=== Goal ===
Below are records; state how many of their lines hold the word "this", and give only the figure.

=== Stored records ===
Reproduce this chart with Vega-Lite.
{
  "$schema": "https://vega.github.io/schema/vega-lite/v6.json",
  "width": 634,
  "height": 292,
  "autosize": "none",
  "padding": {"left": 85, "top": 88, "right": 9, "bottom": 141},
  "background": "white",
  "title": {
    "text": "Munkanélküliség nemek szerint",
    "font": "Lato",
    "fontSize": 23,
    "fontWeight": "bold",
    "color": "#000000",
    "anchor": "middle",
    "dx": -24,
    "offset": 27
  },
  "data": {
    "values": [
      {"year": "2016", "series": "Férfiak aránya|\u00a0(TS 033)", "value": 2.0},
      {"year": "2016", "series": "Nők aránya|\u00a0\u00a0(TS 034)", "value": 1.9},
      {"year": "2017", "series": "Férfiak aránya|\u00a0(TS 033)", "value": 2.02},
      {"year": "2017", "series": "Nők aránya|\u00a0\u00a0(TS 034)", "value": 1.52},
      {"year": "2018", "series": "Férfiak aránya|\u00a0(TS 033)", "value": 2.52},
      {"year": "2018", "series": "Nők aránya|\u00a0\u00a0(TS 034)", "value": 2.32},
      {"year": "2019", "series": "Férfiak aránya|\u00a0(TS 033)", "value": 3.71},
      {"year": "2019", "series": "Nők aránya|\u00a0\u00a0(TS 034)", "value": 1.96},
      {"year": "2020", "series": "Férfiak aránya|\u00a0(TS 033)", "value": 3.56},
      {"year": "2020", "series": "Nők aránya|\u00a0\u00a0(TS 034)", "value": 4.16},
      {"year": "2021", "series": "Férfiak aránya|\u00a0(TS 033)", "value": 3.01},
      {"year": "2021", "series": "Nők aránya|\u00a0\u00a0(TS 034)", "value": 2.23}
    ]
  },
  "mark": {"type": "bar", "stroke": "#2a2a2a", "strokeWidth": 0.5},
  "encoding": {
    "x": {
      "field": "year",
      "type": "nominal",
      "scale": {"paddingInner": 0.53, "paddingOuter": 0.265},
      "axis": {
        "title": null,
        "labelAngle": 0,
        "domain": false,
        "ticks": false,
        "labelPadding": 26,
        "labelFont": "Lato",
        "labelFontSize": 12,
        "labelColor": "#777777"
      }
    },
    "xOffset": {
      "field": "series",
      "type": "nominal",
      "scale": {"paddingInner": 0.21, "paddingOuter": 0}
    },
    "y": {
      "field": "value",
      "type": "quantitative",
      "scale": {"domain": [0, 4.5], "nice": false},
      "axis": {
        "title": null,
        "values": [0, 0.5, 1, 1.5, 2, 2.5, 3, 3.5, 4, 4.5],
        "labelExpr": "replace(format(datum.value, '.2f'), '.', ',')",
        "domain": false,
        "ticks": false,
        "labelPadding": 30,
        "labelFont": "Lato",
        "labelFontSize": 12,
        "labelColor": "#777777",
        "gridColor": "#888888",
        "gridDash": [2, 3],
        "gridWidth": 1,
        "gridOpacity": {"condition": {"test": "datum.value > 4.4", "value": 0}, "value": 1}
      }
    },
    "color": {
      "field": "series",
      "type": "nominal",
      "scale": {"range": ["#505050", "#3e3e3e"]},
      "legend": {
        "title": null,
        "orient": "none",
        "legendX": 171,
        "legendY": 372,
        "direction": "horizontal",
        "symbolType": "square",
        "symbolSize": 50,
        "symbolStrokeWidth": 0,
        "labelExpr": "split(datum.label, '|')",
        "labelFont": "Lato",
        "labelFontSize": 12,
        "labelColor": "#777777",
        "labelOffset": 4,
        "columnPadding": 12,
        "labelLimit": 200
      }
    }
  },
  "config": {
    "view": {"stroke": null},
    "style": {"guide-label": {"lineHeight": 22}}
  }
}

---

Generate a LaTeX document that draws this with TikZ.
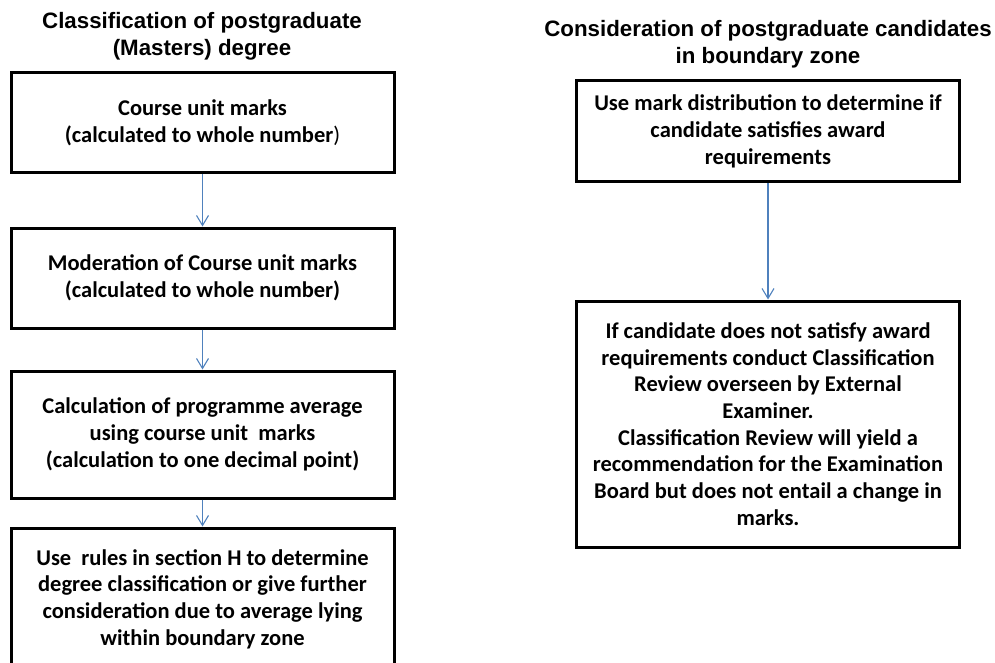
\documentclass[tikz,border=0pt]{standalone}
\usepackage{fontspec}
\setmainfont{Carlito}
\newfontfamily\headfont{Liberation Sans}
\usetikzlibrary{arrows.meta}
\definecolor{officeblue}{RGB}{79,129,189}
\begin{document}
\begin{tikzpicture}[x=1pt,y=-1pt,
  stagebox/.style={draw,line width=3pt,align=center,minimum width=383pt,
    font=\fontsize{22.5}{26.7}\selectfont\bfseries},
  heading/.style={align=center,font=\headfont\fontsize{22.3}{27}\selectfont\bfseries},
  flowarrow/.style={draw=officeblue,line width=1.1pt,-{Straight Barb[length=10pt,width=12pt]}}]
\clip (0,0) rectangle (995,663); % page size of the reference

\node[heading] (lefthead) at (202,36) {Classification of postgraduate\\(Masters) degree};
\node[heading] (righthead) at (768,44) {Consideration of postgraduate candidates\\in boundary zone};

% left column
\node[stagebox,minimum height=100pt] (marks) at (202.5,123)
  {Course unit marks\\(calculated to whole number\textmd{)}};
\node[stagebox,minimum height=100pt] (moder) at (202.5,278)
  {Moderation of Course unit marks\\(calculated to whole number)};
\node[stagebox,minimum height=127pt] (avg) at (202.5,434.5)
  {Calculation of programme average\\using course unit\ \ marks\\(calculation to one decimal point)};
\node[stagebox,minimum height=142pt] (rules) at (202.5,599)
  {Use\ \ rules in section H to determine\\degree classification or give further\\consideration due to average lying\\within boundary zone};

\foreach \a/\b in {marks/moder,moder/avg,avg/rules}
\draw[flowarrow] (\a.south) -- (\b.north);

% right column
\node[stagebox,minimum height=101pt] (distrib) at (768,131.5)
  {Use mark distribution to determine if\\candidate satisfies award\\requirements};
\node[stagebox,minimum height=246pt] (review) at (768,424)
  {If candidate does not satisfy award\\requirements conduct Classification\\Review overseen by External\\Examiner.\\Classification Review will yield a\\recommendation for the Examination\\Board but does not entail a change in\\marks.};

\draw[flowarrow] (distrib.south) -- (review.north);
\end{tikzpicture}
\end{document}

=== Task result ===
2